AF&PA believes the public should be able to choose the manner in which they receive information and services from the government and not be forced into a digital-only delivery option. Paper and digital formats work together to deliver information to consumers and citizens. In the private sector, many companies use both forms of information delivery to reach the greatest number of people in the most effective way. People who wish to receive paper-based communications and documentation should not be forced to either use digital delivery or forgo the information or service.

AF&PA urges members of Congress to protect individual choice in the manner in which they access government information and services.

Paper-based communications are critically important for millions of Americans.

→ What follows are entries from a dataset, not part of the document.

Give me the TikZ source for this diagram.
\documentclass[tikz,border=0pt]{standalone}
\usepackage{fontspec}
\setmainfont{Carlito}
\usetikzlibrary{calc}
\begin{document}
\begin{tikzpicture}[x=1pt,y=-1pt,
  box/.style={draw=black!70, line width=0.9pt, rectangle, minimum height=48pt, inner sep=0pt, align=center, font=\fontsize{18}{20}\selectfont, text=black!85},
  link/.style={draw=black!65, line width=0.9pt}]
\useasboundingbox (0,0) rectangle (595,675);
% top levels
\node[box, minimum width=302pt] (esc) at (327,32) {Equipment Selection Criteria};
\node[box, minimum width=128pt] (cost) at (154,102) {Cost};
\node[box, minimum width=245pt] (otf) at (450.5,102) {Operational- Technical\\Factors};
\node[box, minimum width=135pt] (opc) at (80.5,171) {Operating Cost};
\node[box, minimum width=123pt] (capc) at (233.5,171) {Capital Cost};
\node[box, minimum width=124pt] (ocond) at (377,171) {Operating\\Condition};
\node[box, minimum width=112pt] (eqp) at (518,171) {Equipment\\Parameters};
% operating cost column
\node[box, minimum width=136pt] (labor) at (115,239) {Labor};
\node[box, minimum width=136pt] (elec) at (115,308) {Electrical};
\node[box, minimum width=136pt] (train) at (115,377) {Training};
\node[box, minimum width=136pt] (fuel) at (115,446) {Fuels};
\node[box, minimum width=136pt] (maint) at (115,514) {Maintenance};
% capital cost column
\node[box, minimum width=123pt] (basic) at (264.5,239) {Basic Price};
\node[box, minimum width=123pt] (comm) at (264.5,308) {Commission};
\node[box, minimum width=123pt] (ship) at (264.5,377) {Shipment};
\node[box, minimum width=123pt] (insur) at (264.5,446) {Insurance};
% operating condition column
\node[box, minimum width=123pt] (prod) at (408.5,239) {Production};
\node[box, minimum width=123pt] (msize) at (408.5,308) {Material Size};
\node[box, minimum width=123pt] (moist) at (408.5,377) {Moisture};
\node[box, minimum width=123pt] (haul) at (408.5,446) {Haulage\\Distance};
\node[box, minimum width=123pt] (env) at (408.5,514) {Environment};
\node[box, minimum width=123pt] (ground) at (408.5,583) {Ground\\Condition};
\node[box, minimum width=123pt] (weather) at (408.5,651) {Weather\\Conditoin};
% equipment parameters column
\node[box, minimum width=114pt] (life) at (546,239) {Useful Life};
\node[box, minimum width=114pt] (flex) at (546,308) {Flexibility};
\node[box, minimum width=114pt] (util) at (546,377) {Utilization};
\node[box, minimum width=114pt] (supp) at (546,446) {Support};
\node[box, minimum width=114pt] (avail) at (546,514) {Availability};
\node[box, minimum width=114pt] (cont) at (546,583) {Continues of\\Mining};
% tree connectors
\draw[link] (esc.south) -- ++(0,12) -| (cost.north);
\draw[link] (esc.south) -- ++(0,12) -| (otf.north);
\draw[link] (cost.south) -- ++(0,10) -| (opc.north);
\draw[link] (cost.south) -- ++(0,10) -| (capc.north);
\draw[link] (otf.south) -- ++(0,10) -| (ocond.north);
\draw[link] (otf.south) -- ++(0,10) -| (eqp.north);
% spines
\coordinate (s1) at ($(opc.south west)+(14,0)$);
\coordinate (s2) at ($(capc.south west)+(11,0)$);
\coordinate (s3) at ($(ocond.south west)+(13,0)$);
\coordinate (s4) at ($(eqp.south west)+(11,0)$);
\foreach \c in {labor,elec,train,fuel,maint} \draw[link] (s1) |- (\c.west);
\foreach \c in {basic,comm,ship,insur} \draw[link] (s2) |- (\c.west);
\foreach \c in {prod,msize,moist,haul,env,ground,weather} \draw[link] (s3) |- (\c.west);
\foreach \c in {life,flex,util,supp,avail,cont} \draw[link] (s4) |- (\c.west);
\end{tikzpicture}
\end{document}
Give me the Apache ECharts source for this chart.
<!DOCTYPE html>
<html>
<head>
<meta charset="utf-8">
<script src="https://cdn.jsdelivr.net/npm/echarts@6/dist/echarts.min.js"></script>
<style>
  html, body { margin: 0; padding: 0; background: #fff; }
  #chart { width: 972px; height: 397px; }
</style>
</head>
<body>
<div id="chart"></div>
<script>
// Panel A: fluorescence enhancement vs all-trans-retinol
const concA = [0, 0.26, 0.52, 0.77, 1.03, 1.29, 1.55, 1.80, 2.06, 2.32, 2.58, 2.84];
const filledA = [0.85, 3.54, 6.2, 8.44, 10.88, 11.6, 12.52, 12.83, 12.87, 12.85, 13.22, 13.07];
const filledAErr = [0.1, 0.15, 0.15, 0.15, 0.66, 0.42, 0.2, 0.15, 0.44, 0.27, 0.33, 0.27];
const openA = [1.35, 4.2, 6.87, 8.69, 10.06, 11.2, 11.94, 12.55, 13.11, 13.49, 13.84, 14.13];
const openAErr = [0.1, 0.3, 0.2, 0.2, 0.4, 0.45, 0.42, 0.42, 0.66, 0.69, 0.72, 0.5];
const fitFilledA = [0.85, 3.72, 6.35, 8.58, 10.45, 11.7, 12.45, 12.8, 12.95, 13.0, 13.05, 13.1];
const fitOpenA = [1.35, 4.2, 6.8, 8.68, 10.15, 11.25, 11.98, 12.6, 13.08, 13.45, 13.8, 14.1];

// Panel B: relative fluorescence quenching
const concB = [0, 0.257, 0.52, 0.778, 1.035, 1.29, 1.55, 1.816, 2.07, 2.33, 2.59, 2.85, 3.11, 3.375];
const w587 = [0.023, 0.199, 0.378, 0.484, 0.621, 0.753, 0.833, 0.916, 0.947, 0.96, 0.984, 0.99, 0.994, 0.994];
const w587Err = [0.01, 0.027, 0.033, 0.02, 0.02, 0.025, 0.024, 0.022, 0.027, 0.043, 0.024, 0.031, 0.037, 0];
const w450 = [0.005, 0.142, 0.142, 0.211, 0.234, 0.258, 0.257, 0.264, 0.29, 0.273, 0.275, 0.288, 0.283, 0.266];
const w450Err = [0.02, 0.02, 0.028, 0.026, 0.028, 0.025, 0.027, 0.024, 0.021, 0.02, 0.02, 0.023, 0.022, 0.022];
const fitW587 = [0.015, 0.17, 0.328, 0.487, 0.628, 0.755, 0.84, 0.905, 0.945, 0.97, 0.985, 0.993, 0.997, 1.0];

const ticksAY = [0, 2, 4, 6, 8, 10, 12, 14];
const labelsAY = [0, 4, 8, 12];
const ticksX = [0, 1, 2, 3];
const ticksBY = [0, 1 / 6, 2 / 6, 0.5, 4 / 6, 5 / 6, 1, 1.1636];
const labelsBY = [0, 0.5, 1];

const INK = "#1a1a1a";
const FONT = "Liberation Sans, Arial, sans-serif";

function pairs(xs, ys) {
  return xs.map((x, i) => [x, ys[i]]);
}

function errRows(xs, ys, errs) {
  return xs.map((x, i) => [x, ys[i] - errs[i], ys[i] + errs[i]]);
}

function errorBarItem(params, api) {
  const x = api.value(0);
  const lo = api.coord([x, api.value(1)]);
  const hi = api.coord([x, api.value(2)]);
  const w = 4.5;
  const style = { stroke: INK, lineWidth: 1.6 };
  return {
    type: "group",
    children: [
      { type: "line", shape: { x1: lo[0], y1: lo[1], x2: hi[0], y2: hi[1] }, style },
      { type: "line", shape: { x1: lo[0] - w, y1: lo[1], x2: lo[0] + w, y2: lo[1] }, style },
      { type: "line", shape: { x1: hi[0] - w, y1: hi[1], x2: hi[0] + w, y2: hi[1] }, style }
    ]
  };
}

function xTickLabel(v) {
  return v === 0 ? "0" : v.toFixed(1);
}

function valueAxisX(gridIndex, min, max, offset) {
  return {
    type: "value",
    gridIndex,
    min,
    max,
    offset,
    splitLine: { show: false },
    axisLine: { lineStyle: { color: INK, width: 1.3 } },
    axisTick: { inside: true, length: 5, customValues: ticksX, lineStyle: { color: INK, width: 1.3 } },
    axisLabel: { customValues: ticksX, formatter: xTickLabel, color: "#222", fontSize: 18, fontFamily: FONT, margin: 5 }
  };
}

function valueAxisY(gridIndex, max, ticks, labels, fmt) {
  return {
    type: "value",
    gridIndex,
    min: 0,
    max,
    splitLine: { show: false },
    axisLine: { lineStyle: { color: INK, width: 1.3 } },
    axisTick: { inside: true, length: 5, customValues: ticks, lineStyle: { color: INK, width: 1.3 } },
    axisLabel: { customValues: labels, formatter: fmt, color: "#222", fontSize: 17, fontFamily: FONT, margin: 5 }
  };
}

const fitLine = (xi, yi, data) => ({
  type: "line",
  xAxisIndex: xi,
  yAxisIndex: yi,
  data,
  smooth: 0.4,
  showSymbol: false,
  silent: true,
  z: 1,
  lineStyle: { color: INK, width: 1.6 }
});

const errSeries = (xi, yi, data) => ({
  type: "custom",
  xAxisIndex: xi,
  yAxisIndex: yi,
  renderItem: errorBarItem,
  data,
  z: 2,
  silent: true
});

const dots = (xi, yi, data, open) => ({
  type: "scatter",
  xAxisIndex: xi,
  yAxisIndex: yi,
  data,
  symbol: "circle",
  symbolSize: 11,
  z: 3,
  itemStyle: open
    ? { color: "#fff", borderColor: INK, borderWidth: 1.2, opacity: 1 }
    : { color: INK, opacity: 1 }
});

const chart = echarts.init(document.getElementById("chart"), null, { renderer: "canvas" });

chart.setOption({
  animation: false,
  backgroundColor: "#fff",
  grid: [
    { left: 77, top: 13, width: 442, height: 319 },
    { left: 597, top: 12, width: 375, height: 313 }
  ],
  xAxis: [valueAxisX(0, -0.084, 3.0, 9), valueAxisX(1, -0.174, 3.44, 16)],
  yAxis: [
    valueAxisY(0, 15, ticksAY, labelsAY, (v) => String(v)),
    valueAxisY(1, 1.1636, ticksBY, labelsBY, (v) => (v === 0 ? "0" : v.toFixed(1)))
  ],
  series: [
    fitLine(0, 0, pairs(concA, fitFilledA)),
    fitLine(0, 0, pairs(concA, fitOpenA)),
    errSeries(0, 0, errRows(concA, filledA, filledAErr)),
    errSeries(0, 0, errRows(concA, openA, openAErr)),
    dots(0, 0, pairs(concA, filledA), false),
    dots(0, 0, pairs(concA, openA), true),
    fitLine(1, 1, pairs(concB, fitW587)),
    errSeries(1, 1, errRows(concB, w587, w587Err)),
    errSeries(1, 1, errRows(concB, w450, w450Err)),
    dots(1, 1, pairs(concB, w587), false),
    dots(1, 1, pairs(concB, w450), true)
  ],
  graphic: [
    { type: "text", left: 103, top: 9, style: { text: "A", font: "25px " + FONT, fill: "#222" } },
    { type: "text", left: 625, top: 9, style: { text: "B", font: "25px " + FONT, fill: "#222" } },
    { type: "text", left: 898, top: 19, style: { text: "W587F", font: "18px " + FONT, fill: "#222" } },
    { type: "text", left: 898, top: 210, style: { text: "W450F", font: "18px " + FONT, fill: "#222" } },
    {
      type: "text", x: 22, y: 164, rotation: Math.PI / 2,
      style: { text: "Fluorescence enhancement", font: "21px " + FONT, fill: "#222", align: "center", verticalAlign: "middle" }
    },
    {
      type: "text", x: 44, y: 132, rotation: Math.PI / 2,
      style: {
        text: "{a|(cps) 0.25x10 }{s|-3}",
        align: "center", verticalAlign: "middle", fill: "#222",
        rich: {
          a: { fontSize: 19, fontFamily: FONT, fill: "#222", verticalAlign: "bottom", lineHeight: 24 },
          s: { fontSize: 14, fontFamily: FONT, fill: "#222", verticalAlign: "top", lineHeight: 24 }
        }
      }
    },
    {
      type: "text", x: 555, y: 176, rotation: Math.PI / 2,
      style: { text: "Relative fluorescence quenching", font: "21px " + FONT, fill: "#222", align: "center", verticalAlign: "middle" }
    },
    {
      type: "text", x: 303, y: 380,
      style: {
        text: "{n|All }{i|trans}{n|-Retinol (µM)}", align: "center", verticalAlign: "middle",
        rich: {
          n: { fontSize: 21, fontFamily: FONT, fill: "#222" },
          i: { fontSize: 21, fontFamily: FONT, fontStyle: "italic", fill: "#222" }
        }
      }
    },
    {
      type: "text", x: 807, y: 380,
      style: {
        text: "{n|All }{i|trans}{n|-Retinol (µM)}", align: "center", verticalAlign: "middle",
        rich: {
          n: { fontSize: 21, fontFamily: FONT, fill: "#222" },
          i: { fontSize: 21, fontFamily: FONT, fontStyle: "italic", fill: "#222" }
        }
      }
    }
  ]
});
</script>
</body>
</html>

  • Federal agencies should not eliminate a paper option without a cost-benefit analysis taking into account the costs and benefits to society and the government.
  • Federal agencies should provide adequate public notice to people affected by proposed elimination of a paper option, allowing ample opportunity to provide input and taking public comments into account before making a final decision.
  • Federal agencies proposing the elimination of a paper option must ensure safeguards are put into place to protect personal information from identity theft or fraud before requiring a digital-only option.
  • Government proposals to reduce or eliminate a paper option should not impose discriminatory fees for access to paper information or services.
  • Government policies should not require the public to “opt-in” to continue receiving government information and services in paper format, or use “implied consent” (i.e. requires no action by the consumer) as permission to switch information delivery from paper to digital format.

Increasingly, government is denying individuals’ access to paper-based versions of important federal information and services, without congressional oversight or public input.

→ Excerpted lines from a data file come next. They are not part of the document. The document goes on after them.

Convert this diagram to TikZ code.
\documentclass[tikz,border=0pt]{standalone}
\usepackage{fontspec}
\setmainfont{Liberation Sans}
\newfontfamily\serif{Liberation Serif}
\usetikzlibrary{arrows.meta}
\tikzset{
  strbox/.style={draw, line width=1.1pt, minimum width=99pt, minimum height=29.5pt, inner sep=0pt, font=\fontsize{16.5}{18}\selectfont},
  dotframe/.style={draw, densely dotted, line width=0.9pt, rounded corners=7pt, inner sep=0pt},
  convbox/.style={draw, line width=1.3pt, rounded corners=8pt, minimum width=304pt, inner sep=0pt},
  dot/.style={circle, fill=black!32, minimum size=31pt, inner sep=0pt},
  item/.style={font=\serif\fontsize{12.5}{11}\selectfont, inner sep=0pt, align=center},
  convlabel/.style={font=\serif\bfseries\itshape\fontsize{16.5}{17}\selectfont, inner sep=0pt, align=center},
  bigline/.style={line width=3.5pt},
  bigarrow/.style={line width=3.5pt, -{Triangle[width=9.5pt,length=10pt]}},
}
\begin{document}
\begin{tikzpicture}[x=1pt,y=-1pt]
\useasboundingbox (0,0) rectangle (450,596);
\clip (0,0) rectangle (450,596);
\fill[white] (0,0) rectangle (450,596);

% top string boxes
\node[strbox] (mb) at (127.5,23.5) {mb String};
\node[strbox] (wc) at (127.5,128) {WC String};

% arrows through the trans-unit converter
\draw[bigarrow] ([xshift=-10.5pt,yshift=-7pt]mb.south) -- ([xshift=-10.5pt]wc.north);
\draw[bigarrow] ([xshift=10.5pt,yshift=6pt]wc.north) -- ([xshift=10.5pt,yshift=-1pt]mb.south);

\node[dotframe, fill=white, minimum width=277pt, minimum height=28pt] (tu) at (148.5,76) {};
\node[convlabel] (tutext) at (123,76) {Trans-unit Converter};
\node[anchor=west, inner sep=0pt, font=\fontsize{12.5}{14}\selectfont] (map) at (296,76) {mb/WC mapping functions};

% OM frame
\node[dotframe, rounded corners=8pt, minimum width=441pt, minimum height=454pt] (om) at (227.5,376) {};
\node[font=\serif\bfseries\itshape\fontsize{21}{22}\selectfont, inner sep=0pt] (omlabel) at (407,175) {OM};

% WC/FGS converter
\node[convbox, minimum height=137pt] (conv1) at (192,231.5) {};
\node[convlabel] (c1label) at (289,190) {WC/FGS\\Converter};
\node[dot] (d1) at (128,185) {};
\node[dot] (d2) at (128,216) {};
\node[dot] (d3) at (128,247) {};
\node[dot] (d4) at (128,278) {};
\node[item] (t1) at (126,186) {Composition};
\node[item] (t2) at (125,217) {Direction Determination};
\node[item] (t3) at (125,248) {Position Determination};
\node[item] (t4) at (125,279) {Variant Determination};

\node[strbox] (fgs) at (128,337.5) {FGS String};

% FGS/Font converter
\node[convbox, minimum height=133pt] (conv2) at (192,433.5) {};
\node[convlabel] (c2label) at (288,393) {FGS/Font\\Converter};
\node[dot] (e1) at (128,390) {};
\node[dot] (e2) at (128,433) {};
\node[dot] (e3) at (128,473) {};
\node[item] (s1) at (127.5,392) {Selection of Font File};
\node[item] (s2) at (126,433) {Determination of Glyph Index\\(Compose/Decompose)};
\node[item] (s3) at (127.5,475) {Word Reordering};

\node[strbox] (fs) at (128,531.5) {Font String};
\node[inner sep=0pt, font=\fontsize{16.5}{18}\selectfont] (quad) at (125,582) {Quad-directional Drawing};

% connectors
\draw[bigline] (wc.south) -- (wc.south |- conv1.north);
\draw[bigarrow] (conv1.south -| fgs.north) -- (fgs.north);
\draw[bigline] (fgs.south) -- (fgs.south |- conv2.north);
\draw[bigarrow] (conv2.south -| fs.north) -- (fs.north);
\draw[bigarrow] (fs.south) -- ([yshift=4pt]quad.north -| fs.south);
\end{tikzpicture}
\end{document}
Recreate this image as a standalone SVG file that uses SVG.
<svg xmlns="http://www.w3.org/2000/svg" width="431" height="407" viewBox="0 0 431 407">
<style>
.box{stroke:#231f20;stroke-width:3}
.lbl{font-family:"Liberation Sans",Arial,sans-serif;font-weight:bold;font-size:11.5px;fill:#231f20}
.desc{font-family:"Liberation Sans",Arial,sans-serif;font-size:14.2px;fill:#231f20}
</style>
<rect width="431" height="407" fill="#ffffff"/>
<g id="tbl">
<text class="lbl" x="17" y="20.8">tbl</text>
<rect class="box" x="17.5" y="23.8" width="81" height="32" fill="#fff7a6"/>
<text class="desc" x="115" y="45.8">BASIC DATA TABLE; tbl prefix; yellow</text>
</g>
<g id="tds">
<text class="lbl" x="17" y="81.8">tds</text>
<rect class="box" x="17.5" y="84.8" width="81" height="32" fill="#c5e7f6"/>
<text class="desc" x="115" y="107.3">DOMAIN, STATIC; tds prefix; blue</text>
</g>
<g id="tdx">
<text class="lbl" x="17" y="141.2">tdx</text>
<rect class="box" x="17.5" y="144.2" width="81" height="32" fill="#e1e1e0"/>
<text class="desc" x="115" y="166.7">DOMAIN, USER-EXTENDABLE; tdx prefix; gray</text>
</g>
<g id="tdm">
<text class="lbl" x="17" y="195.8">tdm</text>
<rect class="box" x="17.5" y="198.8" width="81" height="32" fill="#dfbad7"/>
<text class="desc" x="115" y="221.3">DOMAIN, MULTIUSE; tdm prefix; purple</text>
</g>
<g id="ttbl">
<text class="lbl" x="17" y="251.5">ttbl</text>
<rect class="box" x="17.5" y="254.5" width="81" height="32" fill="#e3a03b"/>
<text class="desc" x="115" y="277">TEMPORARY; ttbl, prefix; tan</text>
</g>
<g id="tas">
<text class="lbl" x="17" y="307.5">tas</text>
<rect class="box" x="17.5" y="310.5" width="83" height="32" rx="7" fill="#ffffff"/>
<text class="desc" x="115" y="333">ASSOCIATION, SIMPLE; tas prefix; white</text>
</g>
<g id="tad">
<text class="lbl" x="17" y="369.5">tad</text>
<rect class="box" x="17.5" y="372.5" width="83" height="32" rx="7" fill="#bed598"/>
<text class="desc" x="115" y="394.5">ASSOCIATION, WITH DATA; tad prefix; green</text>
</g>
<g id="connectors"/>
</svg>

Federal agencies are eliminating services and communications such as social security documents, tax documents and forms, prescription drug labels, investment documents, and savings bonds in paper formats, forcing Americans to digital-only access for critical information.

  • The Food and Drug Administration is seeking to eliminate printed pharmaceutical labeling in favor of digital-only access to prescription drug information.
  • In 2015, the IRS eliminated the printed Tax Guide for Individuals, also known as Publication 17. Previously available for free at U.S. Post Offices and in public libraries, Publication 17 is now only available online or for purchase through the Government Publishing Office, which charges $10.
  • The Securities and Exchange Commission issued a Proposed Rule that would eliminate the current requirement for mutual fund companies to transmit financial information to investors in paper format.
    • 92 percent of the 965 public comments submitted to the SEC about this rule were opposed
  • In January 2017, the Social Security Administration (SSA) suspended mailing paper statements to citizens under the age of 60 without any public input. This effectively defaults those citizens to digital-only access of their information.

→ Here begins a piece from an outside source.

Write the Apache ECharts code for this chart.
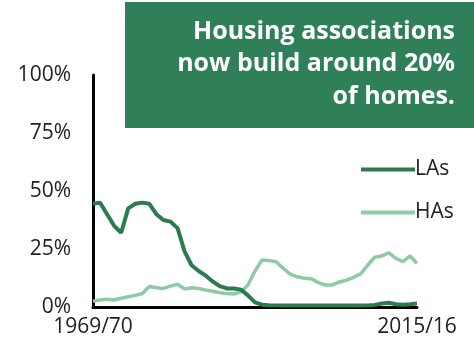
<!DOCTYPE html>
<html>
<head>
<meta charset="utf-8">
<script src="https://cdn.jsdelivr.net/npm/echarts@6/dist/echarts.min.js"></script>
<style>
html,body{margin:0;padding:0;background:#fff;}
#chart{width:474px;height:348px;}
</style>
</head>
<body>
<div id="chart"></div>
<script>
var years = [];
for (var y = 1969; y <= 2015; y++) { years.push(y + '/' + String((y + 1) % 100).padStart(2, '0')); }

var lasShare = [44.5, 45, 40, 35, 32, 42.5, 44.5, 45, 44.5, 40, 37.5, 36.8, 34, 24, 18, 15.5, 13.5, 11, 9, 8, 8, 7.5, 5, 2, 1,
  0.8, 0.7, 0.6, 0.6, 0.6, 0.6, 0.6, 0.6, 0.6, 0.6, 0.6, 0.6, 0.6, 0.6, 0.7, 0.9, 1.5, 1.8, 1.2, 1.0, 1.2, 1.5];
var hasShare = [2.5, 3, 3.3, 3, 3.8, 4.4, 5, 5.8, 8.8, 8.3, 8, 9, 9.8, 7.8, 8.3, 8, 7.3, 6.8, 6.2, 5.8, 5.6, 6.5, 9.5, 15.5, 20.3,
  20, 19.5, 16.7, 14.2, 13, 12.4, 12.2, 10.5, 9.5, 9.5, 10.8, 11.6, 12.8, 14.3, 18, 21.5, 22, 23.3, 21, 19.5, 22, 18.8];
var yTicks = [0, 25, 50, 75, 100];
var titleLines = ['Housing associations', 'now build around 20%', 'of homes.'];

var darkGreen = '#2b7a50';
var lightGreen = '#8fcaa6';
var boxGreen = '#2f8059';
var fontFam = '"Open Sans", "Noto Sans", sans-serif';

var graphics = [
  {
    type: 'rect', left: 125, top: 2, z: 10,
    shape: {width: 349, height: 126},
    style: {fill: boxGreen}
  }
];
var lineYs = [32, 64, 97];
titleLines.forEach(function (t, i) {
  graphics.push({
    type: 'text', z: 11, x: 455, y: lineYs[i],
    style: {
      text: t, fill: '#fff', font: 'bold 25px ' + fontFam,
      align: 'right', verticalAlign: 'middle',
      textAlign: 'right', textVerticalAlign: 'middle'
    }
  });
});

var chart = echarts.init(document.getElementById('chart'), null, {renderer: 'canvas'});
chart.setOption({
  animation: false,
  backgroundColor: '#fff',
  grid: {left: 93, right: 57, top: 75, bottom: 41, containLabel: false},
  xAxis: {
    type: 'category',
    data: years,
    boundaryGap: false,
    axisLine: {lineStyle: {color: '#000', width: 3}},
    axisTick: {show: false},
    axisLabel: {
      interval: function (idx) { return idx === 0 || idx === years.length - 1; },
      color: '#222', fontFamily: fontFam, fontSize: 21, margin: 10
    }
  },
  yAxis: {
    type: 'value',
    min: 0, max: 100, interval: 25,
    axisLine: {show: true, lineStyle: {color: '#000', width: 3}},
    axisTick: {show: false},
    splitLine: {show: false},
    axisLabel: {
      formatter: function (v) { return yTicks.indexOf(v) >= 0 ? v + '%' : ''; },
      color: '#222', fontFamily: fontFam, fontSize: 21, margin: 22
    }
  },
  legend: [
    {
      data: [{name: 'LAs', icon: 'rect'}],
      left: 356, top: 154, itemWidth: 54, itemHeight: 4, itemGap: 5,
      textStyle: {color: '#222', fontFamily: fontFam, fontSize: 21, padding: [0, 0, 0, -5]}
    },
    {
      data: [{name: 'HAs', icon: 'rect'}],
      left: 356, top: 197, itemWidth: 54, itemHeight: 4, itemGap: 5,
      textStyle: {color: '#222', fontFamily: fontFam, fontSize: 21, padding: [0, 0, 0, -5]}
    }
  ],
  series: [
    {
      name: 'HAs', type: 'line', data: hasShare, showSymbol: false, smooth: false,
      lineStyle: {color: lightGreen, width: 3.5}, itemStyle: {color: lightGreen}, z: 2
    },
    {
      name: 'LAs', type: 'line', data: lasShare, showSymbol: false, smooth: false,
      lineStyle: {color: darkGreen, width: 4}, itemStyle: {color: darkGreen}, z: 3
    }
  ],
  graphic: graphics
});
</script>
</body>
</html>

The government’s rush to digitize is shortsighted, leaving many people without a viable option.

  • Such policies discriminate against millions of Americans, many of whom are in rural communities and/or low income households – 45 percent of seniors do not own a computer and 30 percent of citizens do not have online access at home.
  • Many Americans lack computer skills, have concerns about online security, and prefer to have paper documentation of transactions.